● Given instruction:
Take the listing from its first line through the line that contains "const yMin = 1700, yMax = 2500, yStep = 100;" and please retype those lines exactly, leaving out the pictures.

● Rows:
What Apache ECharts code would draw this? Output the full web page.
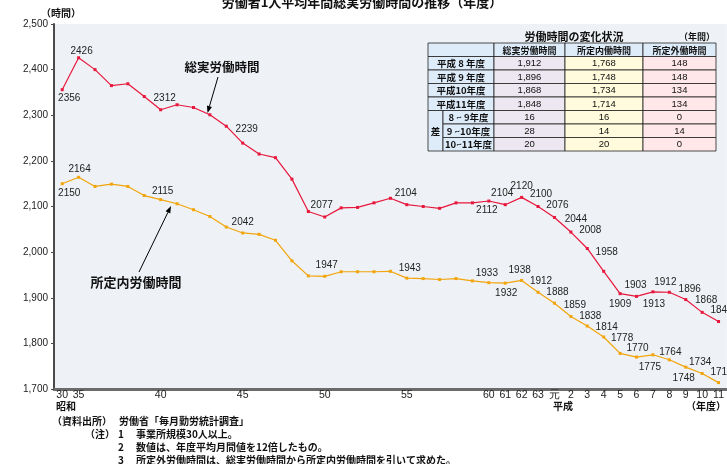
<!DOCTYPE html>
<html>
<head>
<meta charset="utf-8">
<script src="https://cdn.jsdelivr.net/npm/echarts@6/dist/echarts.min.js"></script>
<style>
  html, body { margin: 0; padding: 0; background: #ffffff; }
  #chart { width: 727px; height: 464px; }
</style>
</head>
<body>
<div id="chart"></div>
<script>
// Fiscal years: Showa 30, 35-63, Heisei 元-11
const years = ['30','35','36','37','38','39','40','41','42','43','44','45','46','47','48','49',
  '50','51','52','53','54','55','56','57','58','59','60','61','62','63',
  '元','2','3','4','5','6','7','8','9','10','11'];

// Annual total hours actually worked (総実労働時間)
const totalHours = [2356, 2426, 2400, 2365, 2369, 2341, 2312, 2323, 2317, 2301, 2276, 2239, 2215, 2207, 2160, 2089,
  2077, 2097, 2098, 2108, 2118, 2104, 2100, 2096, 2108, 2108, 2112, 2104, 2120, 2100,
  2076, 2044, 2008, 1958, 1909, 1903, 1913, 1912, 1896, 1868, 1848];

// Annual scheduled hours (所定内労働時間)
const scheduledHours = [2150, 2164, 2144, 2149, 2144, 2124, 2115, 2106, 2093, 2078, 2055, 2042, 2039, 2026, 1981, 1948,
  1947, 1957, 1957, 1957, 1958, 1943, 1942, 1940, 1942, 1937, 1933, 1932, 1938, 1912,
  1888, 1859, 1838, 1814, 1778, 1770, 1775, 1764, 1748, 1734, 1714];

// Years that carry an axis label
const labelledYears = ['30','35','40','45','50','55','60','61','62','63','元','2','3','4','5','6','7','8','9','10','11'];

// Y axis range
const yMin = 1700, yMax = 2500, yStep = 100;

// Summary table
const tableTitle = '労働時間の変化状況';
const tableUnit = '（年間）';
const tableHeads = ['総実労働時間', '所定内働時間', '所定外働時間'];
const yearRows = ['平成 8 年度', '平成 9 年度', '平成10年度', '平成11年度'];
const yearValues = [
  ['1,912', '1,768', '148'],
  ['1,896', '1,748', '148'],
  ['1,868', '1,734', '134'],
  ['1,848', '1,714', '134']
];
const diffHead = '差';
const diffRows = ['8 ~ 9年度', '9 ~10年度', '10~11年度'];
const diffValues = [
  ['16', '16', '0'],
  ['28', '14', '14'],
  ['20', '20', '0']
];

// Label placement (offset of the label centre from the point, in px)
const totalLabelPos = {
  '30': [7, 9], '35': [3, -7], '40': [4, -12], '45': [4, -14], '50': [-3, -12], '55': [-1, -11],
  '60': [-2, 9], '61': [-3, -11], '62': [0, -11], '63': [3, -12], '元': [3, -12], '2': [5, -13],
  '3': [3, -18], '4': [3, -19], '5': [0, 11], '6': [-1, -11], '7': [1, 12], '8': [-4, -10],
  '9': [4, -10], '10': [4, -12], '11': [3, -11]
};
const scheduledLabelPos = {
  '30': [7, 10], '35': [1, -8], '40': [2, -8], '45': [0, -11], '50': [2, -11], '55': [3, -10],
  '60': [-2, -9], '61': [1, 10], '62': [-2, -10], '63': [3, -11], '元': [3, -11], '2': [4, -11],
  '3': [3, -10], '4': [3, -10], '5': [2, -15], '6': [1, -9], '7': [-3, 12], '8': [1, -8],
  '9': [-2, 11], '10': [-2, -11], '11': [3, -10]
};

const NUM_FONT = "'Liberation Sans', Arial, sans-serif";
const JP_FONT = "'Noto Sans CJK JP', 'Liberation Sans', sans-serif";
const SYMBOL = 3;

function pointData(values, placement) {
  return values.map(function (v, i) {
    const p = placement[years[i]];
    if (!p) return { value: v, label: { show: false } };
    return {
      value: v,
      label: {
        show: true,
        position: [p[0] + SYMBOL / 2, p[1] + SYMBOL / 2],
        align: 'center',
        verticalAlign: 'middle'
      }
    };
  });
}

// Arrow built from a line and a small triangular head at (x2, y2)
function arrow(x1, y1, x2, y2) {
  const ang = Math.atan2(y2 - y1, x2 - x1);
  const len = 7, half = 2.6;
  const bx = x2 - len * Math.cos(ang), by = y2 - len * Math.sin(ang);
  const nx = -Math.sin(ang) * half, ny = Math.cos(ang) * half;
  return [
    { type: 'line', z: 100, shape: { x1: x1, y1: y1, x2: bx, y2: by }, style: { stroke: '#000', lineWidth: 1 } },
    { type: 'polygon', z: 100, shape: { points: [[x2, y2], [bx + nx, by + ny], [bx - nx, by - ny]] }, style: { fill: '#000' } }
  ];
}

function txt(x, y, s, opts) {
  opts = opts || {};
  return {
    type: 'text', z: 100, x: x, y: y,
    style: {
      text: s,
      fill: opts.color || '#111',
      fontSize: opts.size || 10,
      fontWeight: opts.weight || 'normal',
      fontFamily: opts.family || JP_FONT,
      align: opts.align || 'left',
      verticalAlign: opts.valign || 'middle'
    }
  };
}

function cell(x, y, w, h, fill) {
  return {
    type: 'rect', z: 99,
    shape: { x: x, y: y, width: w, height: h },
    style: { fill: fill, stroke: '#222', lineWidth: 0.8 }
  };
}

// Summary table drawn as graphic cells
function buildTable() {
  const out = [];
  const left = 428, top = 43, rowH = 13.5;
  const colX = [494, 565, 643, 716];
  const colFill = ['#ece7f1', '#fffbdc', '#ffe7ea'];
  const headFill = '#deecfa';
  const labelFill = '#deecfa';

  out.push(txt(574, 37, tableTitle, { size: 11, weight: 'bold', align: 'center' }));
  out.push(txt(697, 37, tableUnit, { size: 9, weight: 'bold', align: 'center' }));

  // header row
  out.push(cell(left, top, colX[0] - left, rowH, headFill));
  for (let c = 0; c < 3; c++) {
    out.push(cell(colX[c], top, colX[c + 1] - colX[c], rowH, headFill));
    out.push(txt((colX[c] + colX[c + 1]) / 2, top + rowH / 2 + 0.5, tableHeads[c], { size: 9, weight: 'bold', align: 'center' }));
  }
  // fiscal year rows
  yearRows.forEach(function (name, r) {
    const y = top + rowH * (r + 1);
    out.push(cell(left, y, colX[0] - left, rowH, labelFill));
    out.push(txt((left + colX[0]) / 2, y + rowH / 2 + 0.5, name, { size: 9.5, weight: 'bold', align: 'center' }));
    for (let c = 0; c < 3; c++) {
      out.push(cell(colX[c], y, colX[c + 1] - colX[c], rowH, colFill[c]));
      out.push(txt((colX[c] + colX[c + 1]) / 2, y + rowH / 2 + 0.5, yearValues[r][c], { size: 9.5, align: 'center', family: NUM_FONT }));
    }
  });
  // difference rows
  const dTop = top + rowH * 5;
  const diffX = 443;
  out.push(cell(left, dTop, diffX - left, rowH * 3, labelFill));
  out.push(txt((left + diffX) / 2, dTop + rowH * 1.5 + 0.5, diffHead, { size: 9.5, weight: 'bold', align: 'center' }));
  diffRows.forEach(function (name, r) {
    const y = dTop + rowH * r;
    out.push(cell(diffX, y, colX[0] - diffX, rowH, labelFill));
    out.push(txt((diffX + colX[0]) / 2, y + rowH / 2 + 0.5, name, { size: 9.5, weight: 'bold', align: 'center' }));
    for (let c = 0; c < 3; c++) {
      out.push(cell(colX[c], y, colX[c + 1] - colX[c], rowH, colFill[c]));
      out.push(txt((colX[c] + colX[c + 1]) / 2, y + rowH / 2 + 0.5, diffValues[r][c], { size: 9.5, align: 'center', family: NUM_FONT }));
    }
  });
  return out;
}

const graphics = [].concat(
  [
    txt(362, 9, '労働者1人平均年間総実労働時間の推移（年度）', { size: 13, weight: 'bold', align: 'center', valign: 'bottom' }),
    txt(61, 13, '（時間）', { size: 10, weight: 'bold', align: 'center' }),
    txt(222, 67, '総実労働時間', { size: 12.5, weight: 'bold', align: 'center' }),
    txt(136, 282, '所定内労働時間', { size: 13, weight: 'bold', align: 'center' }),
    txt(56, 406, '昭和', { size: 10, weight: 'bold' }),
    txt(553, 406, '平成', { size: 10, weight: 'bold' }),
    txt(686, 406, '（年度）', { size: 10, weight: 'bold' }),
    txt(52, 421, '（資料出所）', { size: 10, weight: 'bold' }),
    txt(119, 421, '労働省「毎月勤労統計調査」', { size: 10, weight: 'bold' }),
    txt(85, 434, '（注）', { size: 10, weight: 'bold' }),
    txt(118, 434, '1', { size: 10, weight: 'bold' }),
    txt(136, 434, '事業所規模30人以上。', { size: 10, weight: 'bold' }),
    txt(118, 447, '2', { size: 10, weight: 'bold' }),
    txt(136, 447, '数値は、年度平均月間値を12倍したもの。', { size: 10, weight: 'bold' }),
    txt(118, 460, '3', { size: 10, weight: 'bold' }),
    txt(136, 460, '所定外労働時間は、総実労働時間から所定内労働時間を引いて求めた。', { size: 10, weight: 'bold' })
  ],
  arrow(218, 77, 207.5, 113),
  arrow(139, 272, 171, 206),
  buildTable()
);

const chart = echarts.init(document.getElementById('chart'), null, { renderer: 'canvas' });

chart.setOption({
  animation: false,
  backgroundColor: '#ffffff',
  grid: {
    left: 54, right: 0, top: 24, bottom: 75,
    show: true, backgroundColor: '#eef2f6', borderWidth: 0
  },
  xAxis: {
    type: 'category',
    data: years,
    boundaryGap: true,
    axisLine: { show: true, lineStyle: { color: '#6b6b6b', width: 3 } },
    axisTick: { show: false },
    axisLabel: {
      interval: 0,
      margin: 1,
      color: '#222',
      fontSize: 10.5,
      fontFamily: NUM_FONT,
      formatter: function (v) { return labelledYears.indexOf(v) >= 0 ? v : ''; }
    },
    splitLine: { show: false }
  },
  yAxis: {
    type: 'value',
    min: yMin, max: yMax, interval: yStep,
    axisLine: { show: true, lineStyle: { color: '#4a4a4a', width: 2 } },
    axisTick: { show: true, length: 3, lineStyle: { color: '#4a4a4a' } },
    axisLabel: {
      color: '#222', fontSize: 10, fontFamily: NUM_FONT, margin: 6,
      formatter: function (v) { return v.toLocaleString('en-US'); }
    },
    splitLine: { show: false }
  },
  series: [
    {
      name: '総実労働時間',
      type: 'line',
      data: pointData(totalHours, totalLabelPos),
      symbol: 'rect', symbolSize: SYMBOL,
      lineStyle: { color: '#e8173c', width: 1.2 },
      itemStyle: { color: '#e8173c' },
      label: { color: '#222', fontSize: 10, fontFamily: NUM_FONT },
      z: 3
    },
    {
      name: '所定内労働時間',
      type: 'line',
      data: pointData(scheduledHours, scheduledLabelPos),
      symbol: 'rect', symbolSize: SYMBOL,
      lineStyle: { color: '#f2a40a', width: 1.2 },
      itemStyle: { color: '#f2a40a' },
      label: { color: '#222', fontSize: 10, fontFamily: NUM_FONT },
      z: 2
    }
  ],
  graphic: graphics
});
</script>
</body>
</html>
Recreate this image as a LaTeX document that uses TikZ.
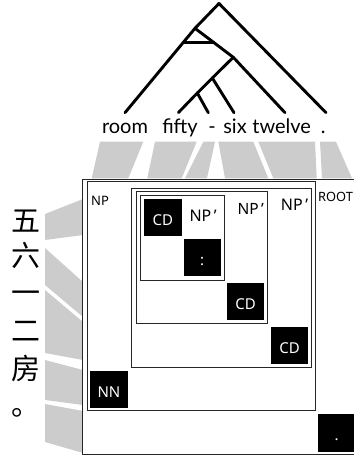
\documentclass[tikz,border=0pt]{standalone}
\usepackage{fontspec}
\setmainfont{Noto Sans}
\newfontfamily\wordfont{Lato}
\newfontfamily\cjkfont{Noto Sans CJK SC}
\usetikzlibrary{calc}
\begin{document}
\begin{tikzpicture}[x=1pt,y=-1pt,
  band/.style={fill=black!20, draw=none},
  box/.style={draw=black!85, line width=0.8pt, fill=white},
  cell/.style={fill=black, text=white, minimum size=37.5pt, inner sep=0pt, anchor=north west,
    text height=16pt, text depth=0pt, font=\fontsize{15}{15}\selectfont},
  lab/.style={anchor=base west, inner sep=0pt},
  word/.style={anchor=base, inner sep=0pt, font=\wordfont\fontsize{20}{22}\selectfont},
  zh/.style={inner sep=0pt, text height=0.88em, text depth=0.12em, font=\cjkfont\fontsize{29}{29}\selectfont},
  branch/.style={line width=2.9pt, line cap=round, line join=round}
]
\useasboundingbox (0,0) rectangle (354,456);

% ---- tree ----
\node[word] (w1) at (125,133.3) {room};
\node[word] (w2) at (180,133.3) {fifty};
\node[word] (w3) at (212,133.3) {-};
\node[word] (w4) at (235,133.3) {six};
\node[word] (w5) at (281.7,133.3) {twelve};
\node[word] (w6) at (323.3,133.3) {.};

\coordinate (l1) at (125,112.7);
\coordinate (l2) at (178.3,112.7);
\coordinate (l3) at (208.3,112.7);
\coordinate (l4) at (234,112.7);
\coordinate (l5) at (285,112.7);
\coordinate (l6) at (326,112.7);

\coordinate (root) at (219,3.5);
\coordinate (np) at (195,28.3);
\coordinate (npa) at (233.3,57.3);
\coordinate (npb) at (212.3,78);
\coordinate (npc) at (197.3,93);
\coordinate (barl) at (183.2,42.7);
\coordinate (barr) at (214,42.7);

\draw[branch] (root) -- (np) -- (l1);
\draw[branch] (root) -- (l6);
\draw[branch] (np) -- (npa);
\draw[branch] (barl) -- (barr);
\draw[branch] (npa) -- (l5);
\draw[branch] (npa) -- (npb);
\draw[branch] (npb) -- (l4);
\draw[branch] (npb) -- (npc);
\draw[branch] (npc) -- (l2);
\draw[branch] (npc) -- (l3);

% ---- top bands ----
\fill[band] (100,141.7) -- (143.3,141.7) -- (128.3,178.3) -- (91.7,178.3) -- cycle;
\fill[band] (155,141.7) -- (196.7,141.7) -- (181.7,178.3) -- (147.3,178.3) -- cycle;
\fill[band] (203.3,141.7) -- (215,141.7) -- (207,178.3) -- (185,178.3) -- cycle;
\fill[band] (218.3,141.7) -- (253.3,141.7) -- (268.3,178.3) -- (225,178.3) -- cycle;
\fill[band] (258.3,141.7) -- (315,141.7) -- (316.7,178.3) -- (273.3,178.3) -- cycle;
\fill[band] (320,141.7) -- (336,141.7) -- (352,178.3) -- (322,178.3) -- cycle;

% ---- left tokens ----
\node[zh] (z1) at (26,227.5) {五};
\node[zh] (z2) at (26,263) {六};
\node[zh] (z3) at (26,300) {一};
\node[zh] (z4) at (26,337.5) {二};
\node[zh] (z5) at (26,375.5) {房};
\node[zh] (z6) at (26,412) {。};

% ---- left bands ----
\fill[band] (45,214) -- (83,199) -- (83,235) -- (45,240) -- cycle;
\fill[band] (45,248) -- (83,282) -- (83,317) -- (45,285) -- cycle;
\fill[band] (45,290) -- (83,322) -- (83,341.5) -- (45,321.5) -- cycle;
\fill[band] (45,321) -- (83,341) -- (83,360) -- (45,353) -- cycle;
\fill[band] (45,360) -- (83,370) -- (83,405) -- (45,400) -- cycle;
\fill[band] (45,404) -- (83,411) -- (83,453) -- (45,442) -- cycle;

% ---- nested boxes ----
\draw[box] (82.7,179.3) rectangle (357,454);
\draw[box] (87.3,181.7) rectangle (315,410.7);
\draw[box] (131.7,188.3) rectangle (311,367.3);
\draw[box] (136,191.7) rectangle (267.3,323.3);
\draw[box] (140,195.3) rectangle (224,280);

\node[lab, font=\fontsize{12.8}{13}\selectfont] (lroot) at (318,201.7) {ROOT};
\node[lab, font=\fontsize{13}{13}\selectfont] (lnp) at (91,205.3) {NP};
\node[lab, font=\fontsize{16}{16}\selectfont] (lnp1) at (189.3,221) {NP\,’};
\node[lab, font=\fontsize{15.5}{16}\selectfont] (lnp2) at (237.3,214) {NP\,’};
\node[lab, font=\fontsize{16}{16}\selectfont] (lnp3) at (280.7,210) {NP\,’};

% ---- black cells ----
\node[cell] (c1) at (144,198.3) {CD};
\node[cell] (c2) at (183.3,238.3) {:};
\node[cell] (c3) at (226.7,282.7) {CD};
\node[cell] (c4) at (270.7,326.7) {CD};
\node[cell] (c5) at (90,370.3) {NN};
\node[cell] (c6) at (317.7,414) {.};
\end{tikzpicture}
\end{document}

● Problem solution:
What Apache ECharts code would draw this? Output the full web page.
<!DOCTYPE html>
<html>
<head>
<meta charset="utf-8">
<script src="https://cdn.jsdelivr.net/npm/echarts@6/dist/echarts.min.js"></script>
<style>
  html, body { margin: 0; padding: 0; background: #ffffff; }
  #chart { width: 727px; height: 464px; }
</style>
</head>
<body>
<div id="chart"></div>
<script>
// Fiscal years: Showa 30, 35-63, Heisei 元-11
const years = ['30','35','36','37','38','39','40','41','42','43','44','45','46','47','48','49',
  '50','51','52','53','54','55','56','57','58','59','60','61','62','63',
  '元','2','3','4','5','6','7','8','9','10','11'];

// Annual total hours actually worked (総実労働時間)
const totalHours = [2356, 2426, 2400, 2365, 2369, 2341, 2312, 2323, 2317, 2301, 2276, 2239, 2215, 2207, 2160, 2089,
  2077, 2097, 2098, 2108, 2118, 2104, 2100, 2096, 2108, 2108, 2112, 2104, 2120, 2100,
  2076, 2044, 2008, 1958, 1909, 1903, 1913, 1912, 1896, 1868, 1848];

// Annual scheduled hours (所定内労働時間)
const scheduledHours = [2150, 2164, 2144, 2149, 2144, 2124, 2115, 2106, 2093, 2078, 2055, 2042, 2039, 2026, 1981, 1948,
  1947, 1957, 1957, 1957, 1958, 1943, 1942, 1940, 1942, 1937, 1933, 1932, 1938, 1912,
  1888, 1859, 1838, 1814, 1778, 1770, 1775, 1764, 1748, 1734, 1714];

// Years that carry an axis label
const labelledYears = ['30','35','40','45','50','55','60','61','62','63','元','2','3','4','5','6','7','8','9','10','11'];

// Y axis range
const yMin = 1700, yMax = 2500, yStep = 100;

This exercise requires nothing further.